A post script, I really enjoyed doing this task. And I'm delighted with the results. Even more important, I'm greatly thankful for those who shared their wisdom and knowledge with me.
Thank you,
Gary
 

joho5

Chief Petty Officer
Joined
Aug 14, 2008
Messages
456
Re: Exploded View? Carb on '73 Johnson 9.5hp

man its glad to see you have it going good. I have never touched the magneto, points, timing, etcc part of an outboard as it is intimidating to me. I have no clue if it is challenging or not, but I have just about done everything else on an outboard now to this point and all learning on a johnson 9.5.

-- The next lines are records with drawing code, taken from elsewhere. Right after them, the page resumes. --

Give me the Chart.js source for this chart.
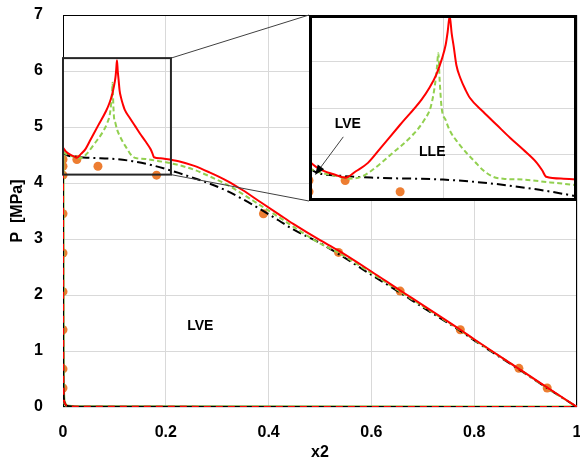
<!DOCTYPE html>
<html>
<head>
<meta charset="utf-8">
<script src="https://cdn.jsdelivr.net/npm/chart.js@4.4.1/dist/chart.umd.min.js"></script>
<style>
  body { margin: 0; background: #fff; }
  #wrap { position: relative; width: 580px; height: 462px; }
  #main { position: absolute; left: 0; top: 0; }
  #insetBox { position: absolute; left: 309px; top: 15px; width: 268px; height: 186px; background: #fff; }
</style>
</head>
<body>
<div id="wrap">
  <canvas id="main" width="580" height="462"></canvas>
  <div id="insetBox"><canvas id="inset" width="268" height="186"></canvas></div>
</div>
<script>
// Eixos
const xTicks = [0, 0.2, 0.4, 0.6, 0.8, 1];
const yTicks = [0, 1, 2, 3, 4, 5, 6, 7];
const insetXTicks = [0, 0.1, 0.2];
const insetYTicks = [4.2, 4.7, 5.2, 5.7, 6.2];

// Curva de bolha (modelo 1, vermelho)
const redX = [0, 0.005, 0.01, 0.02, 0.027, 0.035, 0.044, 0.054, 0.068, 0.084, 0.090, 0.095, 0.099, 0.102, 0.1035, 0.105,
  0.1065, 0.108, 0.110, 0.113, 0.117, 0.120, 0.130, 0.140, 0.150, 0.160, 0.170, 0.174, 0.177, 0.190, 0.200,
  0.225, 0.254, 0.285, 0.319, 0.350, 0.384, 0.420, 0.448, 0.500, 0.533, 0.600, 0.656, 0.700, 0.773, 0.800, 0.884, 0.940, 1];
const redP = [4.63, 4.57, 4.53, 4.48, 4.45, 4.52, 4.61, 4.78, 5.02, 5.29, 5.42, 5.56, 5.72, 5.88, 6.02, 6.19,
  6.00, 5.86, 5.66, 5.52, 5.39, 5.31, 5.16, 5.02, 4.88, 4.75, 4.61, 4.53, 4.46, 4.44, 4.43,
  4.39, 4.31, 4.19, 4.04, 3.87, 3.66, 3.44, 3.27, 2.98, 2.81, 2.42, 2.08, 1.82, 1.38, 1.21, 0.70, 0.36, 0];

// Curva de bolha (modelo 2, verde)
const greenX = [0, 0.01, 0.02, 0.029, 0.039, 0.047, 0.062, 0.078, 0.086, 0.091, 0.094, 0.0955, 0.0965,
  0.0975, 0.099, 0.102, 0.105, 0.111, 0.118, 0.124, 0.130, 0.1375, 0.145, 0.160, 0.180, 0.200,
  0.225, 0.254, 0.285, 0.319, 0.350, 0.384, 0.420, 0.448, 0.500, 0.533, 0.600, 0.656, 0.700, 0.773, 0.800, 0.884, 0.940, 1];
const greenP = [4.55, 4.50, 4.47, 4.44, 4.46, 4.53, 4.71, 4.92, 5.07, 5.22, 5.45, 5.64, 5.79,
  5.50, 5.20, 5.07, 4.96, 4.83, 4.71, 4.62, 4.53, 4.46, 4.44, 4.43, 4.40, 4.37,
  4.32, 4.24, 4.12, 3.97, 3.80, 3.60, 3.39, 3.22, 2.92, 2.77, 2.39, 2.06, 1.80, 1.37, 1.20, 0.70, 0.35, 0];

// Curva de bolha (modelo 3, preto traço-ponto)
const blackX = [0, 0.005, 0.025, 0.05, 0.10, 0.135, 0.172, 0.200, 0.225, 0.254, 0.285, 0.319, 0.350, 0.384,
  0.420, 0.448, 0.500, 0.533, 0.600, 0.656, 0.700, 0.773, 0.800, 0.884, 0.940, 1];
const blackP = [4.56, 4.51, 4.47, 4.45, 4.43, 4.39, 4.32, 4.25, 4.18, 4.09, 3.99, 3.86, 3.71, 3.53,
  3.33, 3.17, 2.93, 2.75, 2.36, 2.04, 1.78, 1.36, 1.19, 0.69, 0.35, 0];

// Curvas de orvalho
const dewX = [0, 0.0003, 0.001, 0.003, 0.008, 0.03, 1];
const redDewP = [4.63, 1.5, 0.3, 0.08, 0.02, 0.005, 0];
const greenDewP = [4.59, 1.5, 0.3, 0.08, 0.02, 0.005, 0];
const blackDewP = [4.56, 1.5, 0.3, 0.08, 0.02, 0.005, 0];

// Dados experimentais
const expX = [0, 0, 0, 0, 0, 0, 0, 0, 0, 0.027, 0.068, 0.182, 0.390, 0.536, 0.656, 0.773, 0.887, 0.942];
const expP = [0.34, 0.68, 1.38, 2.06, 2.75, 3.45, 4.14, 4.30, 4.42, 4.42, 4.30, 4.14, 3.45, 2.76, 2.07, 1.38, 0.69, 0.34];

const FONT = "'Liberation Sans', Arial, sans-serif";
const zoomBox = { xMin: 0, xMax: 0.21, yMin: 4.15, yMax: 6.23 };
const insetPos = { left: 309, top: 15, w: 268, h: 186 };

const toXY = (xs, ys) => xs.map((x, i) => ({ x: x, y: ys[i] }));

// sem folgas extras calculadas pelo Chart.js
function noPad(s) {
    s.paddingLeft = 0; s.paddingRight = 0; s.paddingTop = 0; s.paddingBottom = 0;
}

function makeDatasets(lw) {
    const curve = { showLine: true, pointRadius: 0, borderWidth: lw, cubicInterpolationMode: 'monotone' };
    return [
        { data: toXY(expX, expP), showLine: false, pointRadius: 4.5, pointBackgroundColor: '#ED7D31',
          pointBorderWidth: 0, order: 20 },
        { ...curve, data: toXY(dewX, greenDewP), borderColor: '#92D050', borderWidth: 3, order: 12 },
        { ...curve, data: toXY(dewX, blackDewP), borderColor: '#000', order: 11 },
        { ...curve, data: toXY(dewX, redDewP), borderColor: '#FF0000', borderDash: [7, 5], order: 10 },
        { ...curve, data: toXY(blackX, blackP), borderColor: '#000', borderDash: [9, 4, 2, 4], order: 4 },
        { ...curve, data: toXY(greenX, greenP), borderColor: '#92D050', borderDash: [5, 3], order: 3 },
        { ...curve, data: toXY(redX, redP), borderColor: '#FF0000', order: 2 }
    ];
}

// Moldura, retângulo do zoom e rótulos do gráfico principal
const mainDecor = {
    id: 'mainDecor',
    beforeDatasetsDraw(chart) {
        const { ctx, chartArea: a } = chart;
        ctx.save();
        ctx.strokeStyle = '#000';
        ctx.lineWidth = 1;
        ctx.strokeRect(a.left + 0.5, a.top + 0.5, a.right - a.left - 1, a.bottom - a.top - 1);
        ctx.restore();
    },
    afterDatasetsDraw(chart) {
        const { ctx, scales: { x, y } } = chart;
        const l = x.getPixelForValue(zoomBox.xMin), r = x.getPixelForValue(zoomBox.xMax);
        const t = y.getPixelForValue(zoomBox.yMax), b = y.getPixelForValue(zoomBox.yMin);
        ctx.save();
        ctx.strokeStyle = '#404040';
        ctx.lineWidth = 1;
        ctx.beginPath();
        ctx.moveTo(r, t); ctx.lineTo(insetPos.left, insetPos.top);
        ctx.moveTo(r, b); ctx.lineTo(insetPos.left, insetPos.top + insetPos.h);
        ctx.stroke();
        ctx.strokeStyle = '#262626';
        ctx.lineWidth = 2;
        ctx.strokeRect(l, t, r - l, b - t);
        ctx.fillStyle = '#000';
        ctx.font = 'bold 14px ' + FONT;
        ctx.textAlign = 'center';
        ctx.textBaseline = 'middle';
        ctx.fillText('LVE', x.getPixelForValue(0.267), y.getPixelForValue(1.44));
        ctx.restore();
    }
};

new Chart(document.getElementById('main'), {
    type: 'scatter',
    data: { datasets: makeDatasets(2) },
    options: {
        responsive: false,
        animation: false,
        layout: { autoPadding: false, padding: { top: 15, right: 3, bottom: 0, left: 0 } },
        plugins: { legend: { display: false }, tooltip: { enabled: false } },
        scales: {
            x: {
                type: 'linear', min: 0, max: 1,
                afterBuildTicks: s => { s.ticks = xTicks.map(v => ({ value: v })); },
                afterFit: s => { s.height = 55; noPad(s); },
                grid: { color: '#d9d9d9', drawTicks: false },
                border: { display: false },
                ticks: { color: '#000', padding: 16, maxRotation: 0, callback: v => String(v),
                         font: { family: FONT, size: 16, weight: 'bold' } },
                title: { display: true, text: 'x2', color: '#000', padding: { top: -1, bottom: 0 },
                         font: { family: FONT, size: 16, weight: 'bold' } }
            },
            y: {
                type: 'linear', min: 0, max: 7,
                afterBuildTicks: s => { s.ticks = yTicks.map(v => ({ value: v })); },
                afterFit: s => { s.width = 63; noPad(s); },
                grid: { color: '#d9d9d9', drawTicks: false },
                border: { display: false },
                ticks: { color: '#000', padding: 20, callback: v => String(v),
                         font: { family: FONT, size: 16, weight: 'bold' } },
                title: { display: true, text: 'P  [MPa]', color: '#000', padding: { top: 8, bottom: 0 },
                         font: { family: FONT, size: 16, weight: 'bold' } }
            }
        }
    },
    plugins: [mainDecor]
});

// Rótulos, seta e moldura do detalhe
const insetDecor = {
    id: 'insetDecor',
    afterDatasetsDraw(chart) {
        const { ctx, chartArea: a, scales: { x, y } } = chart;
        ctx.save();
        ctx.fillStyle = '#000';
        ctx.font = 'bold 14px ' + FONT;
        ctx.textAlign = 'center';
        ctx.textBaseline = 'middle';
        ctx.fillText('LVE', x.getPixelForValue(0.029), y.getPixelForValue(5.03));
        ctx.fillText('LLE', x.getPixelForValue(0.092), y.getPixelForValue(4.72));
        const x0 = x.getPixelForValue(0.0256), y0 = y.getPixelForValue(4.89);
        const x1 = x.getPixelForValue(0.0045), y1 = y.getPixelForValue(4.48);
        const ang = Math.atan2(y1 - y0, x1 - x0);
        ctx.strokeStyle = '#404040';
        ctx.lineWidth = 1;
        ctx.beginPath();
        ctx.moveTo(x0, y0);
        ctx.lineTo(x1 - 6 * Math.cos(ang), y1 - 6 * Math.sin(ang));
        ctx.stroke();
        ctx.beginPath();
        ctx.moveTo(x1, y1);
        ctx.lineTo(x1 - 10 * Math.cos(ang) + 4 * Math.sin(ang), y1 - 10 * Math.sin(ang) - 4 * Math.cos(ang));
        ctx.lineTo(x1 - 10 * Math.cos(ang) - 4 * Math.sin(ang), y1 - 10 * Math.sin(ang) + 4 * Math.cos(ang));
        ctx.closePath();
        ctx.fill();
        ctx.strokeStyle = '#000';
        ctx.lineWidth = 3;
        ctx.strokeRect(a.left + 1.5, a.top + 1.5, a.right - a.left - 3, a.bottom - a.top - 3);
        ctx.restore();
    }
};

new Chart(document.getElementById('inset'), {
    type: 'scatter',
    data: { datasets: makeDatasets(2) },
    options: {
        responsive: false,
        animation: false,
        layout: { autoPadding: false, padding: 0 },
        plugins: { legend: { display: false }, tooltip: { enabled: false } },
        scales: {
            x: {
                type: 'linear', min: 0, max: 0.2,
                afterBuildTicks: s => { s.ticks = insetXTicks.map(v => ({ value: v })); },
                afterFit: s => { s.height = 0; noPad(s); },
                grid: { color: '#d9d9d9', drawTicks: false },
                border: { display: false },
                ticks: { display: false }
            },
            y: {
                type: 'linear', min: 4.2, max: 6.2,
                afterBuildTicks: s => { s.ticks = insetYTicks.map(v => ({ value: v })); },
                afterFit: s => { s.width = 0; noPad(s); },
                grid: { color: '#d9d9d9', drawTicks: false },
                border: { display: false },
                ticks: { display: false }
            }
        }
    },
    plugins: [insetDecor]
});
</script>
</body>
</html>
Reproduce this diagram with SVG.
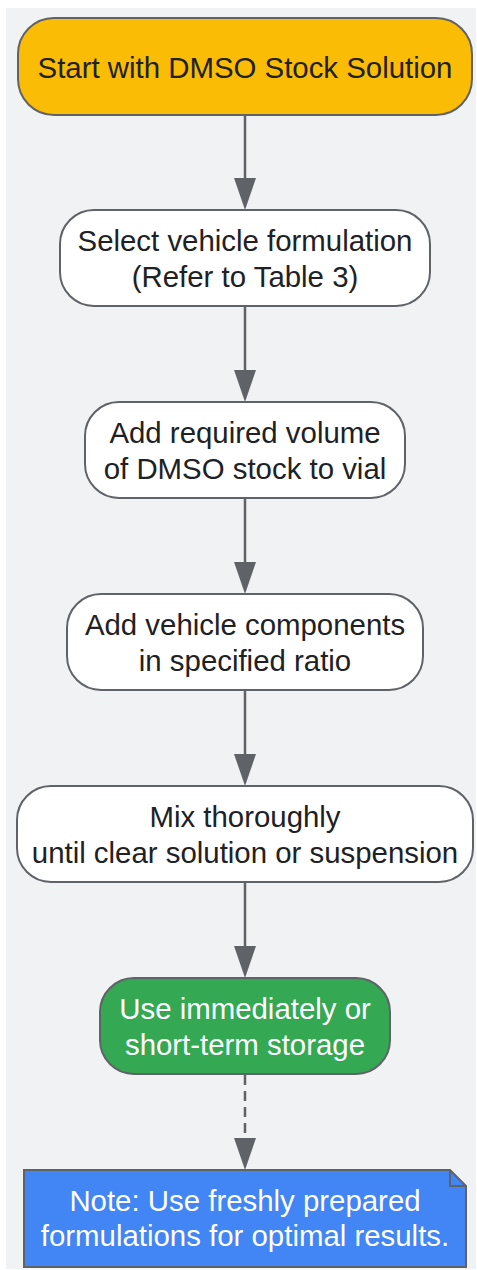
<svg xmlns="http://www.w3.org/2000/svg" width="477" height="1270" viewBox="0 0 477 1270">
<style>
.n{stroke:#5f6368;stroke-width:2}
.t{font-family:"Liberation Sans",Arial,sans-serif;font-size:29.4px;fill:#202124;text-anchor:middle}
.w{fill:#ffffff}
.e{stroke:#5f6368;stroke-width:2.5;fill:none}
</style>
<rect x="6" y="8" width="470" height="1261" fill="#f1f2f4"/>
<g id="edges">
<line class="e" x1="245" y1="115" x2="245" y2="180"/>
<path d="M234,178 L256,178 L245,210 Z" fill="#5f6368"/>
<line class="e" x1="245" y1="306" x2="245" y2="372"/>
<path d="M234,370 L256,370 L245,402 Z" fill="#5f6368"/>
<line class="e" x1="245" y1="498" x2="245" y2="564"/>
<path d="M234,562 L256,562 L245,594 Z" fill="#5f6368"/>
<line class="e" x1="245" y1="690" x2="245" y2="756"/>
<path d="M234,754 L256,754 L245,786 Z" fill="#5f6368"/>
<line class="e" x1="245" y1="882" x2="245" y2="948"/>
<path d="M234,946 L256,946 L245,978 Z" fill="#5f6368"/>
<line class="e" x1="245" y1="1075" x2="245" y2="1140" stroke-dasharray="10,6"/>
<path d="M234,1138 L256,1138 L245,1170 Z" fill="#5f6368"/>
</g>
<g id="start">
<rect class="n" x="18" y="18" width="454" height="97" rx="36" fill="#fbbc05"/>
<text class="t" x="245" y="78">Start with DMSO Stock Solution</text>
</g>
<g id="select">
<rect class="n" x="60" y="210" width="370" height="96" rx="34" fill="#ffffff"/>
<text class="t" x="245" y="251">Select vehicle formulation</text>
<text class="t" x="245" y="287">(Refer to Table 3)</text>
</g>
<g id="addstock">
<rect class="n" x="85" y="402" width="320" height="96" rx="34" fill="#ffffff"/>
<text class="t" x="245" y="443">Add required volume</text>
<text class="t" x="245" y="479">of DMSO stock to vial</text>
</g>
<g id="addvehicle">
<rect class="n" x="67" y="594" width="356" height="96" rx="34" fill="#ffffff"/>
<text class="t" x="245" y="635">Add vehicle components</text>
<text class="t" x="245" y="671">in specified ratio</text>
</g>
<g id="mix">
<rect class="n" x="17" y="786" width="456" height="96" rx="34" fill="#ffffff"/>
<text class="t" x="245" y="827">Mix thoroughly</text>
<text class="t" x="245" y="863">until clear solution or suspension</text>
</g>
<g id="use">
<rect class="n" x="100" y="978" width="290" height="96" rx="34" fill="#34a853"/>
<text class="t w" x="245" y="1019">Use immediately or</text>
<text class="t w" x="245" y="1055">short-term storage</text>
</g>
<g id="note">
<path class="n" d="M24,1170 L450,1170 L466,1186 L466,1267 L24,1267 Z" fill="#4285f4"/>
<path class="n" d="M450,1170 L450,1186 L466,1186" fill="none"/>
<text class="t w" x="245" y="1211">Note: Use freshly prepared</text>
<text class="t w" x="245" y="1246">formulations for optimal results.</text>
</g>
</svg>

chime back if you need any more ideas and I will do the same.

Matt
 

Tim Frank

Vice Admiral
Joined
Jul 29, 2008
Messages
5,346
Re: Exploded View? Carb on '73 Johnson 9.5hp

If it works for you, keep doing it!
But....a couple of your suggestions could cause someone else a real problem.
1)"Tapering" the crankshaft key is not something that I think anyone would recommend. If you mean a slight bevel on the top edge that is first into the flywheel, maybe. But don't "taper" the whole length.
2) Nothing wrong with using the Permatex, but if surfaces are properly cleaned, and new gaskets, you shouldn't need anything else to get a good seal. But if you have to dismantle again, the Permatex will not be your ally. It can be a pain to break joints and cleaning is a PITA.

Two comments:
1) Point gap. I don't think that I have worked on a pre-1980 OMC outboard under 20 Hp that did not have the breaker gap etched or cast into the flywheel. Just about the universal number is 0.020", so you should be fine.
2) 2-1/2 turns on the slow speed needle does sound like a lot. There may be some deposits or restriction in the jet which is why you haver to open it up so much...that may cause you problems eventually.

One thought, when I first started working on carbs, when adjusting the jets I counted each crank of my wrist/the screwdriver. My father kindly pointed out that I was only getting 1/2 actual turn of the jet per "crank" of the wrist.

Sounds like you have this well in hand! Those are nice motors.